Graham Potter takes Sweden into a World Cup for the first time, appointed to rescue a qualification campaign that had drifted and tasked with translating a generation of Premier League and Serie A talent into something coherent at international level. Potter's reputation, built at Brighton before a difficult Chelsea spell, rests on possession structures and in-possession rotations that should suit a squad richer in technicians than runners. Sweden sit 38th in the FIFA rankings, a number that flatters nobody given semi-final appearances in 1994 and 2018, and reaching North America at all already exceeds the floor set by missing Qatar and the last two Euros.
Key players
Up front, Viktor Gyökeres carries the goal burden. The Arsenal centre-forward returned 21 goals from 19.6 xG across 55 appearances, taking 92 shots and winning 117 duels — a target man who feeds off volume and physical contact rather than intricate combinations. Alongside him, Alexander Isak offers a different register: fewer minutes at Liverpool so far (1,035 across 22 games, four goals from 3.5 xG), but his drift into the pocket behind Gyökeres gives Sweden a second striker capable of linking play rather than simply finishing it. The defensive spine leans on Isak Hien, whose numbers at Atalanta — 63 tackles, 41 interceptions, 154 duels won and 180 ball recoveries in 39 games — speak to a centre-back comfortable defending space in a back three. Gabriel Gudmundsson adds the overlap from left back, contributing 25 key passes and 35 dribbles in 2,907 minutes for Leeds, the closest thing this side has to a genuine wide creator.
Predicted XI
Form going into the tournament
Potter's 3-4-2-1 is built around defensive compactness and vertical release rather than sustained possession. The back three of Lindelöf, Lagerbielke and Hien sits deep enough to invite pressure, with Karlström screening and Ayari given licence to step into midfield duels; wing-backs Gudmundsson and Svensson are the width, which is why both are picked despite being natural full-backs. The press triggers higher up the pitch, leaning on Gyökeres to lead it and Elanga to spring in behind once possession turns over.

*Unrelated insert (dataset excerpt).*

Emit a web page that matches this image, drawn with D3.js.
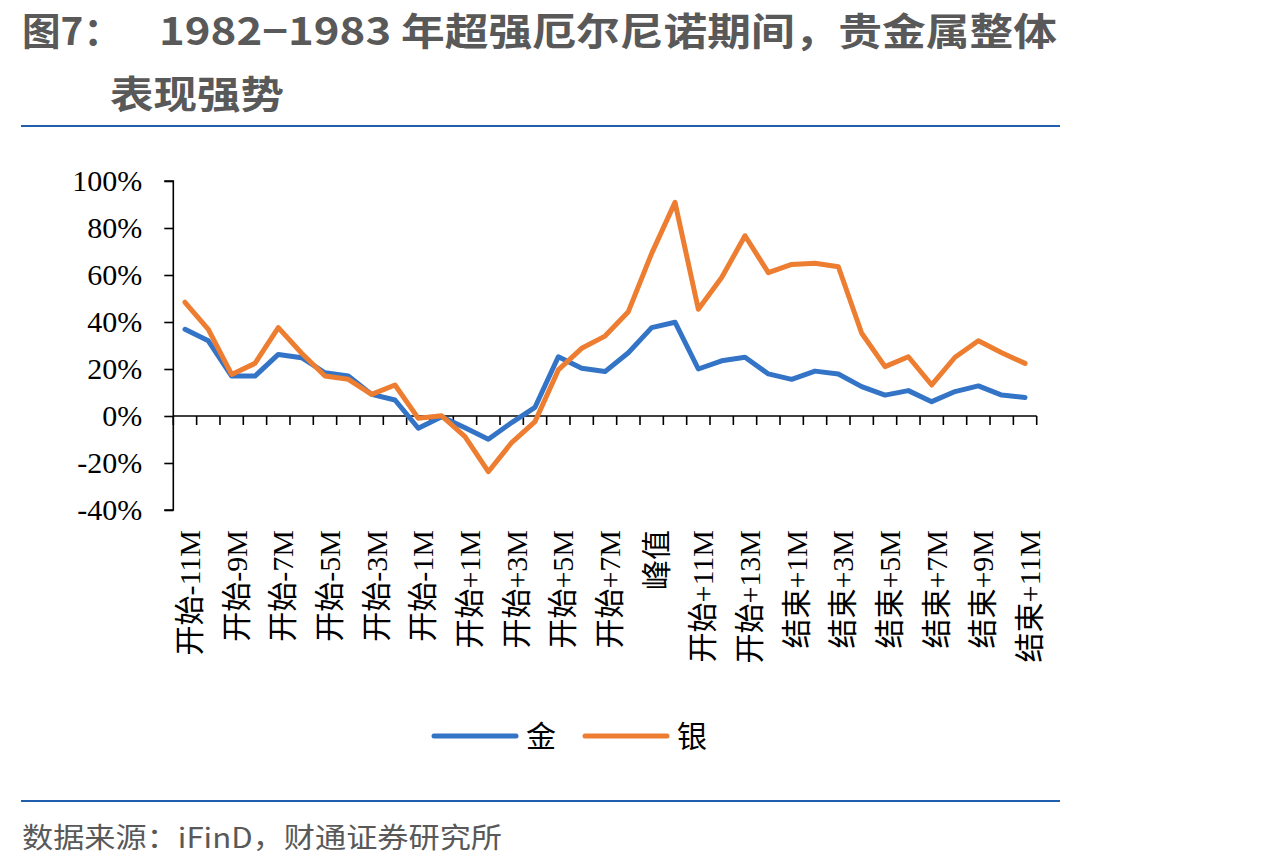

Two questions linger. The first is how Potter accommodates Isak and Gyökeres simultaneously without dulling either — playing Isak as a 10 is a compromise, not a solution. The second is depth at centre-back, where a Starfelt-level drop-off is steep should Hien or Lagerbielke miss minutes.
Team form
Group F offers a clear hierarchy of difficulty. The opener against Tunisia, 44th in the FIFA ranking, is the fixture Sweden must win to keep control of their own qualification maths. The Netherlands, ranked 7th, are the group's obvious benchmark and the game where a point would feel like a result. Japan, 18th and rising, close the schedule in what could be a straight shootout for second place. The model's call is sobering: a group-stage exit, with no knockout path projected. Any progression would depend on results elsewhere and the third-place permutations, so the round of 16 and beyond can only be described in the abstract. Success here means reaching the last 16; disappointment is finishing bottom and going home after the Japan game with little to show.